According to local media, Tsaregorodtsev facilitated the release of members of the Infraud cybercrime group and the dismissal of their criminal case in exchange for a bribe of 160 million rubles (~$1.7 million). The court imposed a fine double the amount of the bribe, and the Russian state will confiscate Tsaregorodtsev's property, including gold bars, real estate, and luxury vehicles.

Tsaregorodtsev, however, claims he committed mere fraud and intends to appeal the verdict. Tsaregorodtsev said it was part of a scheme to deceive entrepreneurs Alexander Kovalev and Vladislav Gilev, who were previously implicated in unlawful financial transactions.

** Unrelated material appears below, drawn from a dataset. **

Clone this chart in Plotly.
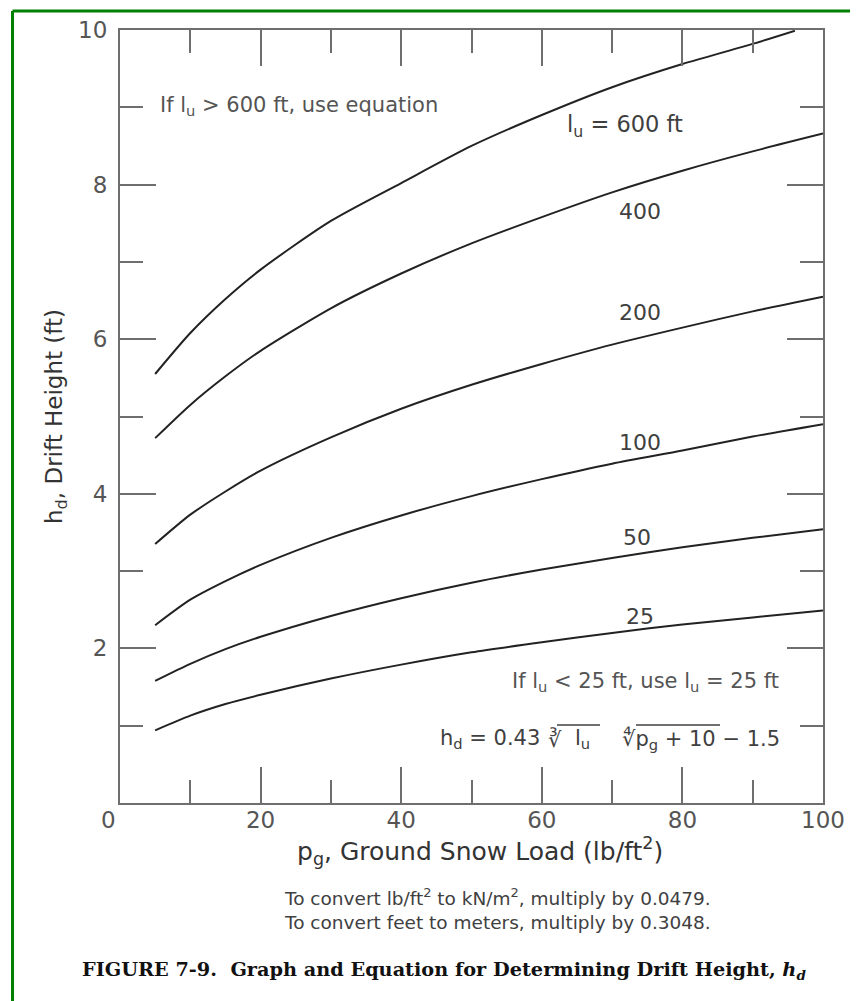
import plotly.graph_objects as go

# ---- data ----
pg = [5, 10, 15, 20, 30, 40, 50, 60, 70, 80, 90, 100]
pg_600 = [5, 10, 15, 20, 30, 40, 50, 60, 70, 80, 90, 96]
hd_600 = [5.55, 6.08, 6.52, 6.90, 7.53, 8.02, 8.50, 8.90, 9.26, 9.56, 9.82, 9.99]
hd_400 = [4.72, 5.15, 5.52, 5.85, 6.40, 6.85, 7.24, 7.58, 7.90, 8.18, 8.43, 8.66]
hd_200 = [3.35, 3.73, 4.03, 4.30, 4.73, 5.10, 5.41, 5.68, 5.93, 6.15, 6.36, 6.55]
hd_100 = [2.30, 2.63, 2.87, 3.08, 3.43, 3.72, 3.97, 4.19, 4.39, 4.56, 4.74, 4.90]
hd_50 = [1.58, 1.80, 1.99, 2.15, 2.42, 2.65, 2.85, 3.02, 3.17, 3.31, 3.43, 3.54]
hd_25 = [0.94, 1.13, 1.28, 1.40, 1.61, 1.79, 1.95, 2.08, 2.20, 2.31, 2.40, 2.49]

x_ticks = [0, 20, 40, 60, 80, 100]
x_ticktext = ["", "20", "40", "60", "80", "100"]
x_minor = [10, 30, 50, 70, 90]
y_ticks = [0, 2, 4, 6, 8, 10]
y_ticktext = ["", "2", "4", "6", "8", "10"]
y_minor = [1, 3, 5, 7, 9]

curve_labels = ["400", "200", "100", "50", "25"]
curve_label_x = [74, 74, 74, 73.5, 74]
curve_label_y = [7.65, 6.34, 4.66, 3.44, 2.41]

# page is offset by the 8px body margin: figure is drawn at (8, 8)
W, H = 850, 993
L, R, T, B = 112, 35, 22, 198
PW, PH = W - L - R, H - T - B


def px(x):  # page pixel -> paper x
    return (x - 8 - L) / PW


def py(y):  # page pixel -> paper y
    return (H - B - (y - 8)) / PH


SANS = "DejaVu Sans, Liberation Sans, Arial, sans-serif"
SERIF = "DejaVu Serif, Liberation Serif, Times New Roman, serif"
GRAY = "#555555"
DARK = "#404040"
AX = "#6e6e6e"
LINE = "#222222"

fig = go.Figure()
series = [(pg_600, hd_600), (pg, hd_400), (pg, hd_200), (pg, hd_100), (pg, hd_50), (pg, hd_25)]
for xs, ys in series:
    fig.add_trace(go.Scatter(x=xs, y=ys, mode="lines",
                             line=dict(color=LINE, width=2, shape="spline", smoothing=0.7),
                             showlegend=False, hoverinfo="skip"))

axis_common = dict(showgrid=False, zeroline=False, showline=True, linecolor=AX, linewidth=2,
                   mirror="allticks", ticks="inside", ticklen=36, tickwidth=2, tickcolor=AX,
                   tickfont=dict(family=SANS, size=23, color=GRAY), tickmode="array")

fig.update_xaxes(range=[0, 100], tickvals=x_ticks, ticktext=x_ticktext, ticklabelstandoff=-5,
                 minor=dict(tickvals=x_minor, ticks="inside", ticklen=23, tickwidth=2, tickcolor=AX),
                 **axis_common)
fig.update_yaxes(range=[0, 10], tickvals=y_ticks, ticktext=y_ticktext, ticklabelstandoff=6,
                 minor=dict(tickvals=y_minor, ticks="inside", ticklen=23, tickwidth=2, tickcolor=AX),
                 title=dict(text="h<sub>d</sub>, Drift Height (ft)",
                            font=dict(family=SANS, size=23, color="#333333"), standoff=9),
                 **axis_common)

ann = []


def note(text, x, y, size, color=DARK, xanchor="left", family=SANS):
    ann.append(dict(x=px(x), y=py(y), xref="paper", yref="paper", xanchor=xanchor, yanchor="middle",
                    text=text, showarrow=False, font=dict(family=family, size=size, color=color)))


# x axis title (slightly right of the plot centre, as in the reference)
note("p<sub>g</sub>, Ground Snow Load (lb/ft<sup>2</sup>)", 480, 851, 25, color="#333333", xanchor="center")
# "0" label at origin
note("0", 108, 820, 23, color=GRAY, xanchor="center")
# in-plot notes
note("If l<sub>u</sub> > 600 ft, use equation", 158, 106, 21, color=GRAY)
note("l<sub>u</sub> = 600 ft", 565, 126, 22.5)
for t, xv, yv in zip(curve_labels, curve_label_x, curve_label_y):
    ann.append(dict(x=xv, y=yv, xref="x", yref="y", text=t, showarrow=False,
                    font=dict(family=SANS, size=22, color=DARK)))
note("If l<sub>u</sub> < 25 ft, use l<sub>u</sub> = 25 ft", 781, 682, 21, color=GRAY, xanchor="right")
# equation pieces
EQ_Y = 739
note("h<sub>d</sub> = 0.43", 542, EQ_Y, 21, xanchor="right")
note("∛", 546, EQ_Y, 21)
note("l<sub>u</sub>", 573, EQ_Y, 21)
note("∜p<sub>g</sub> + 10 − 1.5", 782, EQ_Y, 21, xanchor="right")
# conversion notes
note("To convert lb/ft<sup>2</sup> to kN/m<sup>2</sup>, multiply by 0.0479.", 282, 897, 18.5)
note("To convert feet to meters, multiply by 0.3048.", 282, 922, 18.5)
# caption
note("<b>FIGURE 7-9.  Graph and Equation for Determining Drift Height, <i>h<sub>d</sub></i></b>",
     80, 970, 19.3, color="#111111", family=SERIF)

shapes = [
    # green frame (left and top edges)
    dict(type="line", xref="paper", yref="paper", x0=px(12.5), x1=px(870), y0=py(11), y1=py(11),
         line=dict(color="#008000", width=3)),
    dict(type="line", xref="paper", yref="paper", x0=px(12.5), x1=px(12.5), y0=py(11), y1=py(1010),
         line=dict(color="#008000", width=3)),
    # radical overlines in the equation
    dict(type="line", xref="paper", yref="paper", x0=px(557), x1=px(600), y0=py(725), y1=py(725),
         line=dict(color=DARK, width=1.5)),
    dict(type="line", xref="paper", yref="paper", x0=px(636), x1=px(720), y0=py(725), y1=py(725),
         line=dict(color=DARK, width=1.5)),
]

fig.update_layout(width=W, height=H, margin=dict(l=L, r=R, t=T, b=B, autoexpand=False),
                  plot_bgcolor="white", paper_bgcolor="white", annotations=ann, shapes=shapes,
                  showlegend=False)

fig.write_html("out.html")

Kovalev and Gilev, along with their associates, were apprehended in 2022 for their involvement in the illicit circulation of payment funds. Investigations revealed that they, along with five other suspects allegedly affiliated with a hacking syndicate, were selling US residents' bank card data, enabling unauthorized purchases without the owners' knowledge. Tsaregorodtsev was arrested in April 2022 following the testimony given by Kovalev and Gilev, and other witnesses, supported by evidence seized from computers and smartphones.